Cela faisait des mois qu’ils y pensaient. Tant de questions auxquelles répondre : intimiste ou grandiose ? Bois ou moderne ? Quelle police pour les invitations ? Des dragées ? Les vœux ? La robe ? Canard ou poisson ? Groupe ou DJ ? Interdiction des powerpoint ? La première danse ? À quel table mettre la grande-tante pénible ? Le photographe ? Avec qui caser la demoiselle d’honneur célibattante ? Mairie, religieux, les deux ? Un mariage, c’est forcément beaucoup de casse-tête. Et c’est encore pire quand le football s’en mêle. Ögmundur Kristinsson et Sandra Steinarsdóttir devaient se passer la bague au doigt en juillet. C’était sans compter sur la grosse forme de la sélection islandaise, qualifiée surprise pour l’Euro, dont Monsieur défend parfois les cages. Alors Ögmundur et Sandra ont tout recommencé à zéro, avançant la date prévue de près de six mois. Même s’il n’était pas encore sûr d’être dans le groupe pour la compétition, il ne voulait certainement pas faire comme Vardy et devoir rater quoi que ce soit. « On avait décidé de tout il y a longtemps et on n’avait pas encore pensé à cette possibilité, expliquait Ögmundur l’hiver dernier. Néanmoins, on est maintenant préparés à ce changement, parce que vous voulez avoir une marge de sécurité et ne pas être dérangé si la situation se présente. »
Maître
Ögmundur a toujours été un homme prévoyant. Sachant que le football est un métier des plus volatiles, ce fan de Drake n’a pas mis tous ses œufs dans le même panier. Là où certains se contentent d’un bac et sont considérés comme des intellectuels, lui est carrément allé chercher une thèse de droit parallèlement à sa carrière. Rien que ça. Évidemment, ladite thèse porte sur les deux passions du portier : football et prévoyance. Elle s’intitule : « Évaluation des blessures des athlètes et questions juridiques » . On résume : « Le principal objectif de cette thèse est de clarifier les droits légaux d’un sportif à une compensation calculée sur la base des dommages. » En gros, Ögmundur souhaite clarifier les compensations auxquelles les footballeurs (et les handballeurs, solidarité entre mecs gantés sans doute) peuvent avoir droit en cas de blessures incapacitantes. Il avance notamment que « l’évaluation d’un handicap permanent doit considérer les super salaires qui accompagnent souvent le sport professionnel, une carrière professionnelle courte et en conséquence entraîne des pertes financières importantes » . Il explique aussi que les assurances prennent souvent en compte les pertes à court terme, mais négligent les gains potentiels à long terme. Et il conclut que les athlètes doivent être mieux informés de leurs droits légaux.

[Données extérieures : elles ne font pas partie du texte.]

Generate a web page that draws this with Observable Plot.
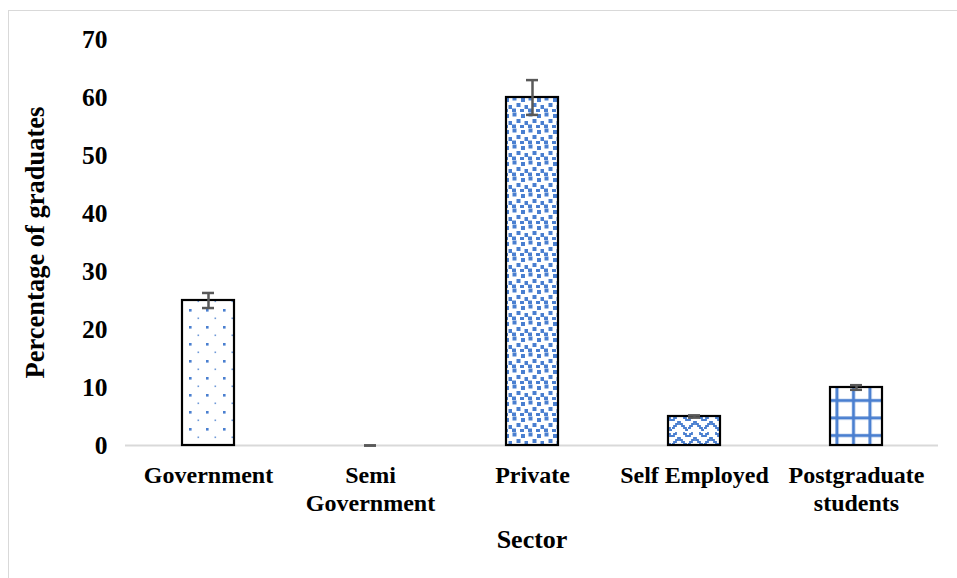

Des barres et des barreaux
Présentée en mai 2012 à l’université de Reykjavík, cette thèse permet à Ögmundur d’envisager sereinement l’avenir. Au pire, il se blesse, et ses droits ont été clarifiés. Au mieux, il finit tranquillement sa carrière, et fonde un cabinet avec sa femme. Eh oui, Sandra est elle aussi avocate, ayant fréquenté la même université. Un couple un peu trop parfait. En attendant, Ögmundur a un Euro à disputer. Enfin, à regarder, lui qui n’est que la doublure d’Hannes Halldórsson, comme il l’était à ses débuts à Fram. Pourtant, Ögmundur est loin d’être un branque, souvent cité en exemple en Suède, où il défend les couleurs d’Hammarby depuis l’été dernier. Au pire, il pourrait toujours se replonger dans la lecture de son livre préféré, Les Lois et la Loi, un ouvrage islandais sur les relations fondamentales qui existent au sein de la société, mêlant droit, philosophie, théologie, histoire, sociologie, science politique et psychologie. Une bonne tête.